Jekyll & Hyde: The Musical.
‘Tis certainly the season in Adelaide for releasing our dark sides onto the musical stage! MCMT’s production of the classic R.L. Stevenson tale is an example of musical theatre that takes us back in time while attempting to both touch our emotions and jangle our nerves, rather than simply push our nostalgia buttons. Boasting a brilliant central portrayal, some strong supporting performances, a talented ensemble, and generally impressive musical/technical qualities, this Jekyll & Hyde is a winner.
If only the score to this show were more consistently impressive and inspired, then it could be a contender for the title of ‘true classic’, along with those musicals that it takes its greatest inspirations from. Fortunately, the talented musicians assembled here give these songs the best possible chance of succeeding; the triple-keyboard setup, in particular, achieves some striking sonic textures.
Set design (by the multi-talented team of Renee Brice and director Ben Todd) works very well in conveying the grime of outdoor streets and the gloom of interior laboratories.
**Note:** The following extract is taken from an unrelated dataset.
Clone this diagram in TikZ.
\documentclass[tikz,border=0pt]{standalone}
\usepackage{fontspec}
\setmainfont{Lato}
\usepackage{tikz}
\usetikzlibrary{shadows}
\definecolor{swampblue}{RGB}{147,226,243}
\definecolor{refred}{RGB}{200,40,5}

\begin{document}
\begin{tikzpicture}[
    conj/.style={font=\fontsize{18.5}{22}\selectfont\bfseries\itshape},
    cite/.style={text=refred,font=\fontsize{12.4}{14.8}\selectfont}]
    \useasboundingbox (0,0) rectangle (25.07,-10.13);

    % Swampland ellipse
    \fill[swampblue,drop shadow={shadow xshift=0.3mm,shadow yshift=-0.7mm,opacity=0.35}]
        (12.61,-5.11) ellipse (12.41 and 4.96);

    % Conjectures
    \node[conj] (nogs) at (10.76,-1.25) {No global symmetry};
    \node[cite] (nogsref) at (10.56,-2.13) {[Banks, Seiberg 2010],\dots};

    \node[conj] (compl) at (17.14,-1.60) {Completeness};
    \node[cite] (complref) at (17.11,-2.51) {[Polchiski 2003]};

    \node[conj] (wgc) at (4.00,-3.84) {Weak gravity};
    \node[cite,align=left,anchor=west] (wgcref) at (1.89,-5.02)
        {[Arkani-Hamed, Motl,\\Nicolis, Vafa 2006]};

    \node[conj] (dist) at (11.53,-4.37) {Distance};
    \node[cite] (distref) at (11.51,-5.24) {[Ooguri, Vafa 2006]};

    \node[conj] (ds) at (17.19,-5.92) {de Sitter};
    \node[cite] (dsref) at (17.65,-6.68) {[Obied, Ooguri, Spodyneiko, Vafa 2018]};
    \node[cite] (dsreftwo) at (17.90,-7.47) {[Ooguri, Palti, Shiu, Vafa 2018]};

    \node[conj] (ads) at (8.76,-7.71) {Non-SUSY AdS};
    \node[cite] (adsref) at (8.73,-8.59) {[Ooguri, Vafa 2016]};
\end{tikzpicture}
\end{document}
The lighting design of Jason Groves appears solidly supportive to the staging. The choreography is jagged and jarring at times, but this actually serves the tone of the piece quite well. The vocal ensemble are particularly effective when called upon to generate a tense and ominous atmosphere.
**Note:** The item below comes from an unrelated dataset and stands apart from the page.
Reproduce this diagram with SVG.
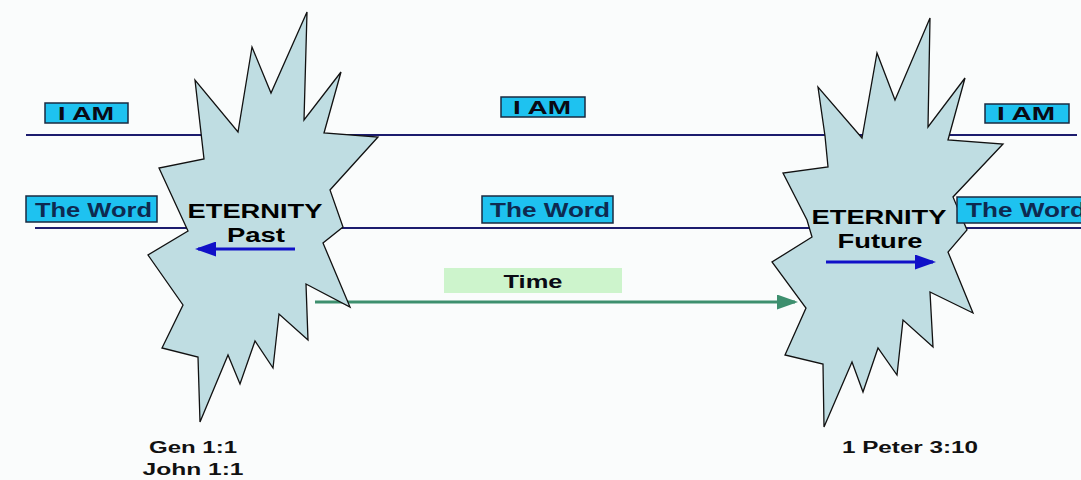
<svg xmlns="http://www.w3.org/2000/svg" width="1081" height="480" viewBox="0 0 1081 480">
<defs>
<style>
.line{stroke:#1c1c6e;stroke-width:2;fill:none}
.burst{fill:#bfdde2;stroke:#111;stroke-width:1.3;stroke-linejoin:miter}
.box{fill:#1ec2f0;stroke:#1a2a40;stroke-width:1.5}
.lbl{font-family:"Liberation Sans",Arial,sans-serif;font-weight:bold;fill:#0a0a14}
.word{font-family:"Liberation Sans",Arial,sans-serif;fill:#0e2a50;font-size:20px;font-weight:bold}
.ttl{font-family:"Liberation Sans",Arial,sans-serif;font-weight:bold;fill:#000;font-size:20px}
.ref{font-family:"Liberation Sans",Arial,sans-serif;fill:#111;font-size:16px;font-weight:bold}
</style>
<marker id="blueHead" markerWidth="7" markerHeight="5" refX="6" refY="2.5" orient="auto" markerUnits="strokeWidth">
<path d="M0,0 L7,2.5 L0,5 Z" fill="#1010c8"/>
</marker>
<marker id="greenHead" markerWidth="7" markerHeight="5" refX="6" refY="2.5" orient="auto" markerUnits="strokeWidth">
<path d="M0,0 L7,2.5 L0,5 Z" fill="#3d8f6e"/>
</marker>
</defs>
<rect width="1081" height="480" fill="#fafcfc"/>

<g id="connectors">
<line class="line" x1="26" y1="135" x2="1077" y2="135"/>
<line class="line" x1="35" y1="228" x2="1081" y2="228"/>
<line x1="315" y1="302" x2="795" y2="302" stroke="#3d8f6e" stroke-width="3" marker-end="url(#greenHead)"/>
</g>

<g id="eternity-past">
<polygon class="burst" points="307,12 304,120 341,72 324,133 378,137 330,190 343,227 323,243 350,307 306,284 308,340 279,314 273,368 255,341 240,384 228,355 200,422 198,357 162,348 183,305 148,255 188,231 159,168 204,159 195,80 238,132 252,47 271,93"/>
<text class="ttl" x="255" y="218" text-anchor="middle" textLength="135" lengthAdjust="spacingAndGlyphs">ETERNITY</text>
<text class="ttl" x="256" y="242" text-anchor="middle" textLength="58" lengthAdjust="spacingAndGlyphs">Past</text>
<line x1="295" y1="249" x2="198" y2="249" stroke="#1010c8" stroke-width="3" marker-end="url(#blueHead)"/>
</g>

<g id="eternity-future">
<polygon class="burst" points="930,18 928,127 965,78 948,140 1003,144 953,197 967,230 948,252 973,313 930,292 933,347 903,320 897,375 878,348 863,392 852,362 824,427 823,364 785,355 806,308 772,262 812,237 807,220 783,173 828,167 825,136 818,87 862,138 877,53 895,100"/>
<text class="ttl" x="879" y="224" text-anchor="middle" textLength="135" lengthAdjust="spacingAndGlyphs">ETERNITY</text>
<text class="ttl" x="880" y="248" text-anchor="middle" textLength="85" lengthAdjust="spacingAndGlyphs">Future</text>
<line x1="826" y1="262" x2="933" y2="262" stroke="#1010c8" stroke-width="3" marker-end="url(#blueHead)"/>
</g>

<g id="iam-left">
<rect class="box" x="45" y="103" width="83" height="20"/>
<text class="lbl" x="86" y="120" font-size="19" text-anchor="middle" textLength="56" lengthAdjust="spacingAndGlyphs">I AM</text>
</g>
<g id="iam-middle">
<rect class="box" x="501" y="97" width="84" height="20"/>
<text class="lbl" x="542" y="114" font-size="19" text-anchor="middle" textLength="58" lengthAdjust="spacingAndGlyphs">I AM</text>
</g>
<g id="iam-right">
<rect class="box" x="985" y="104" width="84" height="19"/>
<text class="lbl" x="1026" y="120" font-size="19" text-anchor="middle" textLength="58" lengthAdjust="spacingAndGlyphs">I AM</text>
</g>

<g id="word-left">
<rect class="box" x="26" y="196" width="131" height="26"/>
<text class="word" x="35" y="217" textLength="117" lengthAdjust="spacingAndGlyphs">The Word</text>
</g>
<g id="word-middle">
<rect class="box" x="482" y="196" width="131" height="27"/>
<text class="word" x="490" y="217" textLength="120" lengthAdjust="spacingAndGlyphs">The Word</text>
</g>
<g id="word-right">
<rect class="box" x="957" y="197" width="135" height="26"/>
<text class="word" x="966" y="217" textLength="120" lengthAdjust="spacingAndGlyphs">The Word</text>
</g>

<g id="time">
<rect x="444" y="268" width="178" height="25" fill="#cdf4cc"/>
<text class="lbl" x="533" y="288" font-size="18" text-anchor="middle" textLength="59" lengthAdjust="spacingAndGlyphs">Time</text>
</g>

<g id="refs">
<text class="ref" x="193" y="453" text-anchor="middle" textLength="88" lengthAdjust="spacingAndGlyphs">Gen 1:1</text>
<text class="ref" x="193" y="475" text-anchor="middle" textLength="101" lengthAdjust="spacingAndGlyphs">John 1:1</text>
<text class="ref" x="910" y="453" text-anchor="middle" textLength="136" lengthAdjust="spacingAndGlyphs">1 Peter 3:10</text>
</g>
</svg>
David MacGillivray has displayed an undoubted talent on Adelaide stages for a number of years now, in shows comedic and dramatic (or both), musical and non-musical. The title role in Jekyll & Hyde is almost certainly his greatest work to date. It is a terrific challenge for the lead performer in this story to encompass all the facets of such a split personality on stage in a manner that avoids the appearance of silliness, and it is even harder to achieve this while meeting the musical demands of the role. Bravo to this fine actor for what he achieves here!
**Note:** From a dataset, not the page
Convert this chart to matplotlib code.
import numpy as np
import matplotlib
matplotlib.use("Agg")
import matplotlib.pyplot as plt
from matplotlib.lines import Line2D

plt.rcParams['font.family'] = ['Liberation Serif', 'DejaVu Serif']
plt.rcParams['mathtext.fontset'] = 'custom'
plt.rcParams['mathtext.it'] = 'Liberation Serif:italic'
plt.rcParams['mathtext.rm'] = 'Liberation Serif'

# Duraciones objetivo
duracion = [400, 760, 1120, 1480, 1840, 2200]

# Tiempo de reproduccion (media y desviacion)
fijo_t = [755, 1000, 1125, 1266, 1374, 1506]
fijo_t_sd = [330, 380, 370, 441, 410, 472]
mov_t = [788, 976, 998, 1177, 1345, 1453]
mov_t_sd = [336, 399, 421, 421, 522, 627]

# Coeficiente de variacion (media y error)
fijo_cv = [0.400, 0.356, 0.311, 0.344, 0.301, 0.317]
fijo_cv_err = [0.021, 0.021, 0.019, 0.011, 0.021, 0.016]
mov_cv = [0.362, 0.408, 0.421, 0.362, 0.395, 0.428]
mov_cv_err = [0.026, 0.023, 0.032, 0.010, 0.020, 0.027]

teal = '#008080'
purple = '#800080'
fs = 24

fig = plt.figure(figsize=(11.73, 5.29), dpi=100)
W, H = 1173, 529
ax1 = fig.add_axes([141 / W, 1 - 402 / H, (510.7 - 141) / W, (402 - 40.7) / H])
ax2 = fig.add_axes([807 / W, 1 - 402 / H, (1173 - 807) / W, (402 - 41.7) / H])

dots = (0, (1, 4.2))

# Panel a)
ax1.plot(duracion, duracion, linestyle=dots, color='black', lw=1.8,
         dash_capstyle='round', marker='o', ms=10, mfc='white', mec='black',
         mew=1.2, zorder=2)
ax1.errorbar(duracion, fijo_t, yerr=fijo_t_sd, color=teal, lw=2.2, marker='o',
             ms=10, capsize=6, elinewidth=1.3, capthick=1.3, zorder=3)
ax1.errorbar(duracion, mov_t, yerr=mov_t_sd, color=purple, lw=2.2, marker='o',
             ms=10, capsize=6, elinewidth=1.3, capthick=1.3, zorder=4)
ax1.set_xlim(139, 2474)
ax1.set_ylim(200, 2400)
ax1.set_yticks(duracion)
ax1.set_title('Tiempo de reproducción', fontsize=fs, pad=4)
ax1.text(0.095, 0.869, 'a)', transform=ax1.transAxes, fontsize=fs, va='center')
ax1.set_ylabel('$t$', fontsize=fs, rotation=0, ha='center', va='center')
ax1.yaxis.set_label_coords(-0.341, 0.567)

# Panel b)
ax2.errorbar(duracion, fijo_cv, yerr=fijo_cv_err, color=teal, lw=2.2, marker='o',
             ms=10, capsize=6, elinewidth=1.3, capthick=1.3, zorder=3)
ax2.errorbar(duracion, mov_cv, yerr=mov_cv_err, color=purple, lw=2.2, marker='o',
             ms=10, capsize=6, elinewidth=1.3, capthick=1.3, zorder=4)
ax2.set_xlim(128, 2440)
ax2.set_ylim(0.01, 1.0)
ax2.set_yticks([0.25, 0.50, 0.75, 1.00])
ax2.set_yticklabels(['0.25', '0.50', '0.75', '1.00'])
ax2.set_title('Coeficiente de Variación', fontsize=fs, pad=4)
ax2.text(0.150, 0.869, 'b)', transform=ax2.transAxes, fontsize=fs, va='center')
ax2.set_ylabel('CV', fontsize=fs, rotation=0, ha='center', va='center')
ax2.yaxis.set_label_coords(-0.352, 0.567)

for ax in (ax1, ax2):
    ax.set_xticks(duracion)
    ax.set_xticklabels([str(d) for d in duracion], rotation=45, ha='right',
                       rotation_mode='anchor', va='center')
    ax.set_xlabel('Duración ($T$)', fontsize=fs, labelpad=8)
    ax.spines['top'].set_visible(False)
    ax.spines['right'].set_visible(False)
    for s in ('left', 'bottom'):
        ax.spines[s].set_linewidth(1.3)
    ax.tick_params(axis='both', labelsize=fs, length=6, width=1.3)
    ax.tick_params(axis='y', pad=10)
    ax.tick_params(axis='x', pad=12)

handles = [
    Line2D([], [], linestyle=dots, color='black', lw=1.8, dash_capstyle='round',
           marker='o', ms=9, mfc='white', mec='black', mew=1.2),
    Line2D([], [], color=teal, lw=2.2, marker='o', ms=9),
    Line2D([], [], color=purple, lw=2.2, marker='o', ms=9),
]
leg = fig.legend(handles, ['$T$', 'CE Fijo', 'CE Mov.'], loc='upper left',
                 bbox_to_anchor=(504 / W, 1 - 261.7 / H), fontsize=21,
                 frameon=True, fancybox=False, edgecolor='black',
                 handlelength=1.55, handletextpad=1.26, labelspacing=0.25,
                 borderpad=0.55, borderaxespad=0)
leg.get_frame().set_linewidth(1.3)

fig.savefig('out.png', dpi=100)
Supporting him ably are Ashley Muldrew as Jekyll’s refined fiancé Emma Carew, and Sarah Wildy as the far-more-worldly Lucy Harris; both women possess superb voices that perfectly capture the essence of their roles. Jamie Wright offers typically consummate comic relief in his brief stage time as butler Poole, while Matthew Redmond is simply a revelation in the brutal role of Spider; never less than intimidating, and frequently downright frightening, it’s a stunning, stand-out portrayal from him.
Not everything in this production works equally well. The tongue-in-cheek opening will be strictly a matter of personal taste, and some of the performances in smaller roles make a rather distracting impact, either through slight overplaying, or else what sounded to this reviewer like blatantly anachronistic ad-libbing; fortunately, these moments are just moments, and cannot sway this ship off course.
Not likely to be labelled a light-hearted experience, Jekyll & Hyde should be seen by those who wish to be exhilarated by a gripping story, one that is energetically presented and impressively acted by top-drawer talent.